Aliya Bukhari’s Ahista Ahista is a story of two households, one in Karachi and the other in San Francisco, and it is to director and editors’ s credit that the two tracks appear effortlessly intertwined. The transitions are effortless and the pacing is just right. The one thing that has now started to really annoy me is the over loud back ground score. There is a reason why its called background -please let it stay there and not allow it to overpower the aesthetic sensibility of the story. And speaking of aesthetics, a huge round of applause for the people in charge of lighting and the DOP, Ilyas Kashmiri. His work here reminded me so much of his earlier projects, Durre-Shehwar, Aik Nayi Cinderella, and Aunn Zara. Be it the closeups of breakfast prep, Adnan looking like a GQ model, the stunning colonial bungalow in Karachi or the fabulous setting of Zavar’s house in the US, all were exquisitely captured. The luxuriously appointed interiors in San Francisco, gorgeous tiled flooring of Bi Jaan’s house, fancy cars, breathtaking locations in and around San Francisco, all come together to create a particular ambiance. While the mind roams free this serial is an absolute feast for the senses.
Along with the visuals, the other thing that stood out was the attention to details, be it with regards to the location or the characters. Every actor is dressed in keeping with their characters. Loved Sarwat and Adnan’s styling. Sarwat’s hair in particular looked fab. It is good to see Hina wearing a brighter palette and Saba looked quietly dignified in her sarees and pearls. Mawra looked appropriately youthful. Suffice it to say that after a long while Ahista Ahista bears the stamp of an MD mega project.

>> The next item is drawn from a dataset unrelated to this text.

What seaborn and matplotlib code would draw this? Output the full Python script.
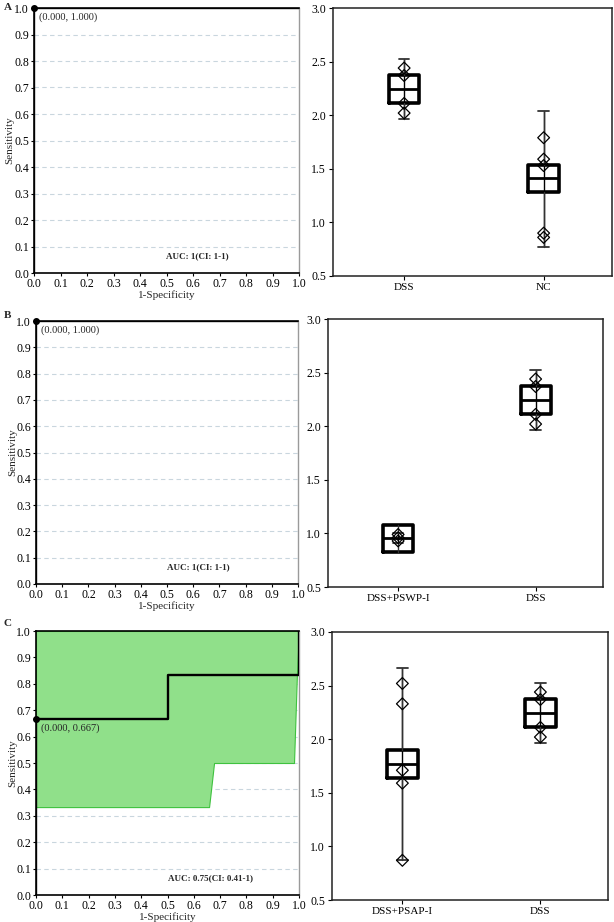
import numpy as np
import pandas as pd
import matplotlib
matplotlib.use("Agg")
import matplotlib.pyplot as plt
import seaborn as sns

# ---------------- data ----------------
panel_letters = ["A", "B", "C"]

# ROC curves
roc_a_fpr = [0.0, 0.0, 1.0]
roc_a_tpr = [0.0, 1.0, 1.0]
roc_b_fpr = [0.0, 0.0, 1.0]
roc_b_tpr = [0.0, 1.0, 1.0]
roc_c_fpr = [0.0, 0.0, 0.5, 0.5, 1.0, 1.0]
roc_c_tpr = [0.0, 0.667, 0.667, 0.833, 0.833, 1.0]

# CI band for panel C
band_c_x = [0.0, 0.658, 0.677, 0.981, 0.992, 1.0]
band_c_lo = [0.333, 0.333, 0.5, 0.5, 0.833, 1.0]
band_c_hi = [1.0, 1.0, 1.0, 1.0, 1.0, 1.0]

point_labels = ["(0.000, 1.000)", "(0.000, 1.000)", "(0.000, 0.667)"]
point_xy = [(0.0, 1.0), (0.0, 1.0), (0.0, 0.667)]
auc_labels = ["AUC: 1(CI: 1-1)", "AUC: 1(CI: 1-1)", "AUC: 0.75(CI: 0.41-1)"]

# box plot groups
groups_a = ["DSS", "NC"]
groups_b = ["DSS+PSWP-I", "DSS"]
groups_c = ["DSS+PSAP-I", "DSS"]

dss_points = [2.44, 2.37, 2.11, 2.02]
nc_points = [1.79, 1.59, 1.53, 0.90, 0.86]
pswp_points = [0.99, 0.96, 0.93]
psap_points = [2.52, 2.33, 1.71, 1.59, 0.87]

# box stats: q1, median, q3, whisker low, whisker high
dss_stats = [2.11, 2.245, 2.375, 1.965, 2.525]
nc_stats = [1.28, 1.41, 1.54, 0.775, 2.04]
pswp_stats = [0.83, 0.955, 1.08, 0.91, 1.00]
psap_stats = [1.64, 1.77, 1.90, 0.875, 2.66]

# ---------------- style ----------------
sns.set_theme(style="white")
plt.rcParams["font.family"] = ["Liberation Serif", "DejaVu Serif"]
plt.rcParams["axes.linewidth"] = 1.0

fig = plt.figure(figsize=(6.14, 9.22), dpi=100)

W, H = 614.0, 922.0
def ax_at(l, r, t, b):
    return fig.add_axes([l / W, 1 - b / H, (r - l) / W, (b - t) / H])

left_boxes = [(34, 299, 8, 273), (36, 298, 321, 584), (36, 299, 631, 895)]
right_boxes = [(333, 612, 8, 276), (328, 603, 319, 587), (332, 608, 632, 900)]
letter_pos = [(4, 7), (4, 316), (4, 624)]

rocs = [(roc_a_fpr, roc_a_tpr), (roc_b_fpr, roc_b_tpr), (roc_c_fpr, roc_c_tpr)]
box_sets = [
    (groups_a, [dss_points, nc_points], [dss_stats, nc_stats]),
    (groups_b, [pswp_points, dss_points], [pswp_stats, dss_stats]),
    (groups_c, [psap_points, dss_points], [psap_stats, dss_stats]),
]

for i in range(3):
    # ---------- ROC ----------
    ax = ax_at(*left_boxes[i])
    ax.set_xlim(0, 1)
    ax.set_ylim(0, 1)
    for yv in np.arange(0.1, 1.0, 0.1):
        ax.axhline(yv, color="#c9d6de", lw=0.8, ls=(0, (4, 3)), zorder=0)
    if i == 2:
        ax.fill_between(band_c_x, band_c_lo, band_c_hi, color="#90e08a",
                        edgecolor="#3fc23f", lw=0.8, zorder=1)
    fpr, tpr = rocs[i]
    df = pd.DataFrame({"fpr": fpr, "tpr": tpr})
    sns.lineplot(data=df, x="fpr", y="tpr", sort=False, estimator=None,
                 color="black", lw=1.7, ax=ax, zorder=3)
    px, py = point_xy[i]
    ax.plot([px], [py], "o", color="black", ms=4, zorder=4, clip_on=False)
    ax.text(px + 0.02, py - 0.035, point_labels[i], fontsize=7.5, va="center",
            ha="left", zorder=5)
    ax.text(0.5, 0.065, auc_labels[i], fontsize=6.5, fontweight="bold",
            va="center", ha="left")
    ax.set_xticks(np.round(np.arange(0, 1.01, 0.1), 1))
    ax.set_yticks(np.round(np.arange(0, 1.01, 0.1), 1))
    ax.xaxis.set_major_formatter(matplotlib.ticker.FormatStrFormatter("%.1f"))
    ax.yaxis.set_major_formatter(matplotlib.ticker.FormatStrFormatter("%.1f"))
    ax.tick_params(axis="both", labelsize=8.5, length=2.5, width=0.8,
                   direction="out", pad=1, colors="black",
                   bottom=True, left=True)
    ax.set_xlabel("1-Specificity", fontsize=8)
    ax.set_ylabel("Sensitivity", fontsize=8)
    ax.yaxis.set_label_coords(-0.09, 0.5)
    ax.xaxis.set_label_coords(0.5, -0.085)
    ax.xaxis.label.set_va("center")
    ax.yaxis.label.set_va("center")
    for s in ["left", "bottom", "top"]:
        ax.spines[s].set_color("black")
        ax.spines[s].set_linewidth(1.2)
    ax.spines["right"].set_color("#9a9a9a")
    ax.spines["right"].set_linewidth(1.0)
    fig.text(letter_pos[i][0] / W, 1 - letter_pos[i][1] / H, panel_letters[i],
             fontsize=8, fontweight="bold", va="center", ha="left")

    # ---------- box plot ----------
    axb = ax_at(*right_boxes[i])
    groups, pts, stats = box_sets[i]
    rows = []
    for g, p in zip(groups, pts):
        for v in p:
            rows.append({"group": g, "value": v})
    dfp = pd.DataFrame(rows)
    bxp_stats = []
    for g, st in zip(groups, stats):
        bxp_stats.append({"label": g, "q1": st[0], "med": st[1], "q3": st[2],
                          "whislo": st[3], "whishi": st[4], "fliers": []})
    for k, st in enumerate(stats):
        axb.vlines(k, st[3], st[4], color="#333333", lw=1.0, zorder=1)
    axb.bxp(bxp_stats, positions=range(len(groups)), widths=0.22,
            showfliers=False, patch_artist=False,
            boxprops=dict(color="black", lw=2.6),
            medianprops=dict(color="black", lw=2.0),
            whiskerprops=dict(color="#333333", lw=1.0),
            capprops=dict(color="#333333", lw=1.3),
            capwidths=0.075, manage_ticks=False)
    sns.stripplot(data=dfp, x="group", y="value", order=groups, jitter=False,
                  marker="D", s=6, facecolors="none", edgecolor="black",
                  linewidth=0.9, ax=axb, zorder=5)
    for c in axb.collections:
        try:
            c.set_facecolor("none")
            c.set_edgecolor("black")
        except Exception:
            pass
    axb.set_xlim(-0.51, 1.49)
    axb.set_ylim(0.5, 3.0)
    axb.set_yticks([0.5, 1.0, 1.5, 2.0, 2.5, 3.0])
    axb.yaxis.set_major_formatter(matplotlib.ticker.FormatStrFormatter("%.1f"))
    axb.set_xticks([0, 1])
    axb.set_xticklabels(groups)
    axb.set_xlabel("")
    axb.set_ylabel("")
    axb.tick_params(axis="y", labelsize=8.5)
    axb.tick_params(axis="x", labelsize=8)
    axb.tick_params(axis="both", length=3, width=0.8,
                    direction="out", pad=2, colors="black",
                    bottom=True, left=True)
    for s in axb.spines.values():
        s.set_color("#222222")
        s.set_linewidth(1.1)

fig.savefig("out.png", dpi=100)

Call me what you may, but despite the formulaic story I enjoyed the first episode. Excellent direction, spot on technical stuff, great acting, attention to aesthetics and stunning visuals made up for the lack of substance. Whether these will prove enough to sustain my interest in the long run is something yet to be determined. For now I am on board… what about you guys? How many of you checked this out? Thumbs up or thumbs down?